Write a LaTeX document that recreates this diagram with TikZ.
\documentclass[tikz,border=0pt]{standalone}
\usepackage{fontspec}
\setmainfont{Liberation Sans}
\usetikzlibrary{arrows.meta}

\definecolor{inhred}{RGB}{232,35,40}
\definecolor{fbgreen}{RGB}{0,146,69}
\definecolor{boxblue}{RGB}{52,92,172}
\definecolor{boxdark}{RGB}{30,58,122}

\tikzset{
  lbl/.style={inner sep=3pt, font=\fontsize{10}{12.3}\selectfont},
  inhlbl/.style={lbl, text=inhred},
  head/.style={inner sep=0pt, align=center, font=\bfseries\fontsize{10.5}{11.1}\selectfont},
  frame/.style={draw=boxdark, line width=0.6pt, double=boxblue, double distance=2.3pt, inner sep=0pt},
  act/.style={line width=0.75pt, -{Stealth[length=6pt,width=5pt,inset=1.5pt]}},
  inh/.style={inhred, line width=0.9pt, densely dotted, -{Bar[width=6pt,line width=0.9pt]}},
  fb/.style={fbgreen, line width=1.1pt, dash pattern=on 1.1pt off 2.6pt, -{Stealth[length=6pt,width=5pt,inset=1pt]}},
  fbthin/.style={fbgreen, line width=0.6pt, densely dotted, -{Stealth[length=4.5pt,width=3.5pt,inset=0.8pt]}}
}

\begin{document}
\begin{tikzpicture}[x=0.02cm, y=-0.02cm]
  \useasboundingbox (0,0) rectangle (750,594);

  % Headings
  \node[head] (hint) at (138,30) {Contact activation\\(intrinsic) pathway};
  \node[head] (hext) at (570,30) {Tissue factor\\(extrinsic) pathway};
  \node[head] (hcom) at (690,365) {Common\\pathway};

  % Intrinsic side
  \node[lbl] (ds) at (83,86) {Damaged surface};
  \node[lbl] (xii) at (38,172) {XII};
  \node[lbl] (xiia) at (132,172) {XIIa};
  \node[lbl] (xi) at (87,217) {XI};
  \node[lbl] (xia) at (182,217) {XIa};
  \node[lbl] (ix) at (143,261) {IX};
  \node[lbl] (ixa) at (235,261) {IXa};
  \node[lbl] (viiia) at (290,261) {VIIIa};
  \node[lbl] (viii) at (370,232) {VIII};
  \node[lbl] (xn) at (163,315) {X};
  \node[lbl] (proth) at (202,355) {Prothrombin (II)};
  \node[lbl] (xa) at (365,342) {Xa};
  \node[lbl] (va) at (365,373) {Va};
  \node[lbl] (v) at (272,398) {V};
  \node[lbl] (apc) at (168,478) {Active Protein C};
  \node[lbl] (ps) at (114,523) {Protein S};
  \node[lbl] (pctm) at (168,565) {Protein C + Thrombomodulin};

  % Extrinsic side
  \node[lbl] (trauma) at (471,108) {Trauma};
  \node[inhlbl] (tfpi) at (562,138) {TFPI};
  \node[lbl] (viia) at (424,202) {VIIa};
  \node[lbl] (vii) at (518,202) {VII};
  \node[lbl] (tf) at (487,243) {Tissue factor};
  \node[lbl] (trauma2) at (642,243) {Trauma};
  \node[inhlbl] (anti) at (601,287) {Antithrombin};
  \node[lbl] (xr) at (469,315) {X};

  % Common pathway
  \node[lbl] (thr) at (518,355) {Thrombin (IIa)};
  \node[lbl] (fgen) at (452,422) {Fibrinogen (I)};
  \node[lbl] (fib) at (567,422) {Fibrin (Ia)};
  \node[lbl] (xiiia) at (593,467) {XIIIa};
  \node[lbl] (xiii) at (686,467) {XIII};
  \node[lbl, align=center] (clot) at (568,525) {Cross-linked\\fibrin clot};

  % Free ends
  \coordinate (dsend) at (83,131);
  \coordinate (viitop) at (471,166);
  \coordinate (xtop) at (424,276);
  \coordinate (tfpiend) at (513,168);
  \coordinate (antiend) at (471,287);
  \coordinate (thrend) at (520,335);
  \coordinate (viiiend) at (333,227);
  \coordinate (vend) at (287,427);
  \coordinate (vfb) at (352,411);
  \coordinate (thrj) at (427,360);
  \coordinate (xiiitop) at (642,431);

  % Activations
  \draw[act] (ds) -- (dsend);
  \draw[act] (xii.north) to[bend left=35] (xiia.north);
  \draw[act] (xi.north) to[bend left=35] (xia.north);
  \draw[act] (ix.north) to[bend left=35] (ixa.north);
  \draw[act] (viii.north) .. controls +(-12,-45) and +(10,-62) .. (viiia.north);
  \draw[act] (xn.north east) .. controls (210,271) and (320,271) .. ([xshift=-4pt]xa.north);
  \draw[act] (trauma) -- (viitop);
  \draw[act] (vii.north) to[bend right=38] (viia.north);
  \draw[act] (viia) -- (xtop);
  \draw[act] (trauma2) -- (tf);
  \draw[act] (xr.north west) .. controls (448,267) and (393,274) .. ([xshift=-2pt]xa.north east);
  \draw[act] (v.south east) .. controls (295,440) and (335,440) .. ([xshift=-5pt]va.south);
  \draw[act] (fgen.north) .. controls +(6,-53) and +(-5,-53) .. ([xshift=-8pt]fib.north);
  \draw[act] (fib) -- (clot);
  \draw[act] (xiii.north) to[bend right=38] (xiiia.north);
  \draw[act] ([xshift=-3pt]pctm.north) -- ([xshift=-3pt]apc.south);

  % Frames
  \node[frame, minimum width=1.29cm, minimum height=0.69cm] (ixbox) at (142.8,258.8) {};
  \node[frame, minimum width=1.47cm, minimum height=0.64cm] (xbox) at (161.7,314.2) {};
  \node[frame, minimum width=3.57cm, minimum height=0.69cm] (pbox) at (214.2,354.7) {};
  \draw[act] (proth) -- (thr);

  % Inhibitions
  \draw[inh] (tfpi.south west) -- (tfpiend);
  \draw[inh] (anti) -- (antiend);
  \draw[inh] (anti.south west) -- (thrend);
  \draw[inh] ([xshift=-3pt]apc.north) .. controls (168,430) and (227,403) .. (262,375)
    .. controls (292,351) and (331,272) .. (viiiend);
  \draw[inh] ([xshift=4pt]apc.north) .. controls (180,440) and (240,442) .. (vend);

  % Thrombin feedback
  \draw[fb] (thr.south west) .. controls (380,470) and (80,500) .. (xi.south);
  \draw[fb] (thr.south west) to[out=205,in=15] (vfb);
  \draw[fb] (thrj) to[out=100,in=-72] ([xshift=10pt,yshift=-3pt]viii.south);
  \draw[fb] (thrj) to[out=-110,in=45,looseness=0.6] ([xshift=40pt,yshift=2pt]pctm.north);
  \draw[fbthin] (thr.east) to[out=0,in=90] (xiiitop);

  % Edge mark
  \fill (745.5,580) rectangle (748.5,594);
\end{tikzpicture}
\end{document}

## Exercise task
From the data above, extract every line in its exact form.

## Written reply
Write a LaTeX document that recreates this diagram with TikZ.
\documentclass[tikz,border=0pt]{standalone}
\usepackage{fontspec}
\setmainfont{Liberation Sans}
\usetikzlibrary{arrows.meta}

\definecolor{inhred}{RGB}{232,35,40}
\definecolor{fbgreen}{RGB}{0,146,69}
\definecolor{boxblue}{RGB}{52,92,172}
\definecolor{boxdark}{RGB}{30,58,122}

\tikzset{
  lbl/.style={inner sep=3pt, font=\fontsize{10}{12.3}\selectfont},
  inhlbl/.style={lbl, text=inhred},
  head/.style={inner sep=0pt, align=center, font=\bfseries\fontsize{10.5}{11.1}\selectfont},
  frame/.style={draw=boxdark, line width=0.6pt, double=boxblue, double distance=2.3pt, inner sep=0pt},
  act/.style={line width=0.75pt, -{Stealth[length=6pt,width=5pt,inset=1.5pt]}},
  inh/.style={inhred, line width=0.9pt, densely dotted, -{Bar[width=6pt,line width=0.9pt]}},
  fb/.style={fbgreen, line width=1.1pt, dash pattern=on 1.1pt off 2.6pt, -{Stealth[length=6pt,width=5pt,inset=1pt]}},
  fbthin/.style={fbgreen, line width=0.6pt, densely dotted, -{Stealth[length=4.5pt,width=3.5pt,inset=0.8pt]}}
}

\begin{document}
\begin{tikzpicture}[x=0.02cm, y=-0.02cm]
  \useasboundingbox (0,0) rectangle (750,594);

  % Headings
  \node[head] (hint) at (138,30) {Contact activation\\(intrinsic) pathway};
  \node[head] (hext) at (570,30) {Tissue factor\\(extrinsic) pathway};
  \node[head] (hcom) at (690,365) {Common\\pathway};

  % Intrinsic side
  \node[lbl] (ds) at (83,86) {Damaged surface};
  \node[lbl] (xii) at (38,172) {XII};
  \node[lbl] (xiia) at (132,172) {XIIa};
  \node[lbl] (xi) at (87,217) {XI};
  \node[lbl] (xia) at (182,217) {XIa};
  \node[lbl] (ix) at (143,261) {IX};
  \node[lbl] (ixa) at (235,261) {IXa};
  \node[lbl] (viiia) at (290,261) {VIIIa};
  \node[lbl] (viii) at (370,232) {VIII};
  \node[lbl] (xn) at (163,315) {X};
  \node[lbl] (proth) at (202,355) {Prothrombin (II)};
  \node[lbl] (xa) at (365,342) {Xa};
  \node[lbl] (va) at (365,373) {Va};
  \node[lbl] (v) at (272,398) {V};
  \node[lbl] (apc) at (168,478) {Active Protein C};
  \node[lbl] (ps) at (114,523) {Protein S};
  \node[lbl] (pctm) at (168,565) {Protein C + Thrombomodulin};

  % Extrinsic side
  \node[lbl] (trauma) at (471,108) {Trauma};
  \node[inhlbl] (tfpi) at (562,138) {TFPI};
  \node[lbl] (viia) at (424,202) {VIIa};
  \node[lbl] (vii) at (518,202) {VII};
  \node[lbl] (tf) at (487,243) {Tissue factor};
  \node[lbl] (trauma2) at (642,243) {Trauma};
  \node[inhlbl] (anti) at (601,287) {Antithrombin};
  \node[lbl] (xr) at (469,315) {X};

  % Common pathway
  \node[lbl] (thr) at (518,355) {Thrombin (IIa)};
  \node[lbl] (fgen) at (452,422) {Fibrinogen (I)};
  \node[lbl] (fib) at (567,422) {Fibrin (Ia)};
  \node[lbl] (xiiia) at (593,467) {XIIIa};
  \node[lbl] (xiii) at (686,467) {XIII};
  \node[lbl, align=center] (clot) at (568,525) {Cross-linked\\fibrin clot};

  % Free ends
  \coordinate (dsend) at (83,131);
  \coordinate (viitop) at (471,166);
  \coordinate (xtop) at (424,276);
  \coordinate (tfpiend) at (513,168);
  \coordinate (antiend) at (471,287);
  \coordinate (thrend) at (520,335);
  \coordinate (viiiend) at (333,227);
  \coordinate (vend) at (287,427);
  \coordinate (vfb) at (352,411);
  \coordinate (thrj) at (427,360);
  \coordinate (xiiitop) at (642,431);

  % Activations
  \draw[act] (ds) -- (dsend);
  \draw[act] (xii.north) to[bend left=35] (xiia.north);
  \draw[act] (xi.north) to[bend left=35] (xia.north);
  \draw[act] (ix.north) to[bend left=35] (ixa.north);
  \draw[act] (viii.north) .. controls +(-12,-45) and +(10,-62) .. (viiia.north);
  \draw[act] (xn.north east) .. controls (210,271) and (320,271) .. ([xshift=-4pt]xa.north);
  \draw[act] (trauma) -- (viitop);
  \draw[act] (vii.north) to[bend right=38] (viia.north);
  \draw[act] (viia) -- (xtop);
  \draw[act] (trauma2) -- (tf);
  \draw[act] (xr.north west) .. controls (448,267) and (393,274) .. ([xshift=-2pt]xa.north east);
  \draw[act] (v.south east) .. controls (295,440) and (335,440) .. ([xshift=-5pt]va.south);
  \draw[act] (fgen.north) .. controls +(6,-53) and +(-5,-53) .. ([xshift=-8pt]fib.north);
  \draw[act] (fib) -- (clot);
  \draw[act] (xiii.north) to[bend right=38] (xiiia.north);
  \draw[act] ([xshift=-3pt]pctm.north) -- ([xshift=-3pt]apc.south);

  % Frames
  \node[frame, minimum width=1.29cm, minimum height=0.69cm] (ixbox) at (142.8,258.8) {};
  \node[frame, minimum width=1.47cm, minimum height=0.64cm] (xbox) at (161.7,314.2) {};
  \node[frame, minimum width=3.57cm, minimum height=0.69cm] (pbox) at (214.2,354.7) {};
  \draw[act] (proth) -- (thr);

  % Inhibitions
  \draw[inh] (tfpi.south west) -- (tfpiend);
  \draw[inh] (anti) -- (antiend);
  \draw[inh] (anti.south west) -- (thrend);
  \draw[inh] ([xshift=-3pt]apc.north) .. controls (168,430) and (227,403) .. (262,375)
    .. controls (292,351) and (331,272) .. (viiiend);
  \draw[inh] ([xshift=4pt]apc.north) .. controls (180,440) and (240,442) .. (vend);

  % Thrombin feedback
  \draw[fb] (thr.south west) .. controls (380,470) and (80,500) .. (xi.south);
  \draw[fb] (thr.south west) to[out=205,in=15] (vfb);
  \draw[fb] (thrj) to[out=100,in=-72] ([xshift=10pt,yshift=-3pt]viii.south);
  \draw[fb] (thrj) to[out=-110,in=45,looseness=0.6] ([xshift=40pt,yshift=2pt]pctm.north);
  \draw[fbthin] (thr.east) to[out=0,in=90] (xiiitop);

  % Edge mark
  \fill (745.5,580) rectangle (748.5,594);
\end{tikzpicture}
\end{document}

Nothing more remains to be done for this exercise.